I Good Good sono tre ragazzi, Peter Woods, Natalja Kent, e David Penn, occiasonalmente accompagnati in questo album da Amber Woods alla voce e chitarra, Art Middleton e Christoper Ratier, e la prima cosa che va detta è che è notevole l’impatto musicale complessivo che esce dagli sforzi di soli tre componenti, in quanto il sound è un’amalgama tecnicamente perfetta di molti strumenti, sintetizzatori, effetti elettronici.
Ma i Good Good non sono affatto una band elettronica o techno, al contrario, sono strumentisti e si ispirano al rock alternativo anni ’70, quello che dai Led Zeppelin per interderci, partiva verso le sperimentazioni più spericolate alla King Crimson e Genesis della prima ora, oppure si arriva ai Deerhoof per citare bands recenti.

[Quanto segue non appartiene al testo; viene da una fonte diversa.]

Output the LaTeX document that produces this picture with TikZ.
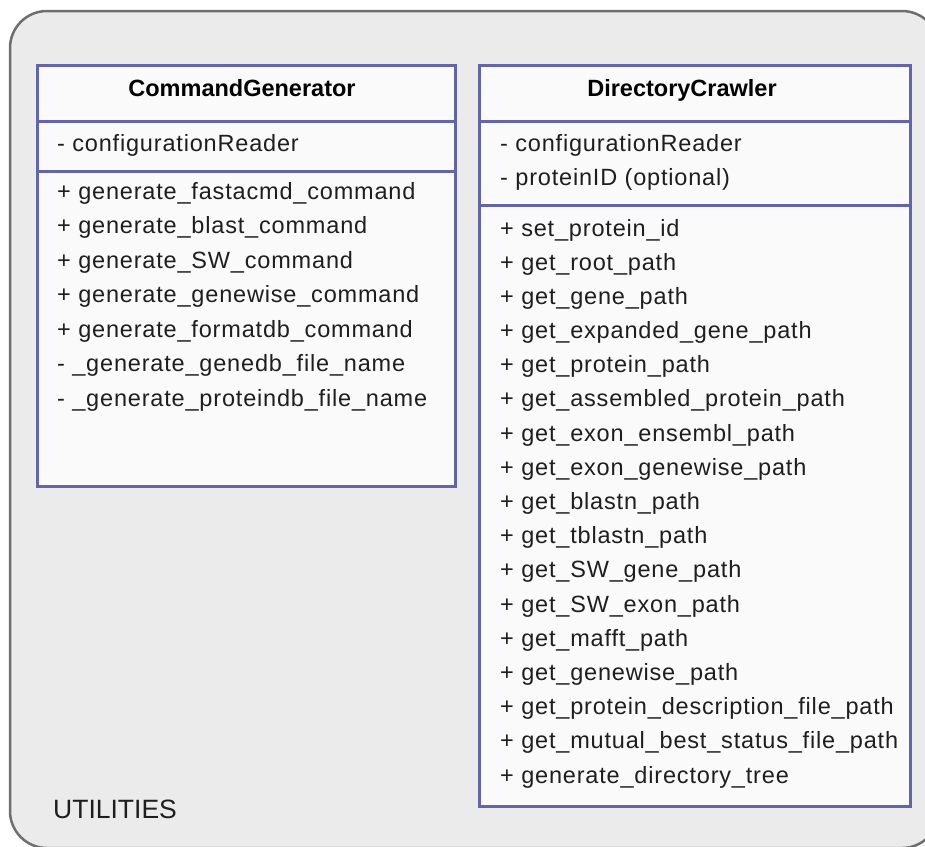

La miscela della band è subito evidente sin dal primo pezzo (che poi probabilmente è anche il più riuscito) Silhouette, seguito da due esperimenti puri, senza melodia alcuna, Clouds e All the Voices, per tornare poi allo schema canzone con Cloud Forest, e soprattutto con Billions of Needles, dove i Good Good fanno capire che se lasciassero spazio alla melodia (magari anche facile, come in questo caso) le loro doti tecniche e creative sarebbero anche più convincenti.
E invece, su 13 pezzi complessivi, sei sono strumentali, e non si compongono in alcuna linearità o struttura degna di questo nome, (One of Cups, Trembling, The Finger Lake Spectre, Slapdance, Voice, All the Voices) e gli altri sette (oltre ai citati, We go, Wooden Cell, Flies) sono pure cantati, ma non sempre questo è sufficiente a renderli una canzone, cioè qualcosa che sia costituito di strofa/ritornello/assolo, che sarà un meccanismo trito e ritrito quanto volete ma di cui ti viene voglia quando poi ascolti certe composizioni che sanno da dove partono ma non dove arrivano. Peccato, perché la qualità non manca, e nemmeno il talento, ma la voglia di stupire e sperimentare a tutti i costi evidentemente prevale, con risultati quantomeno altalenanti.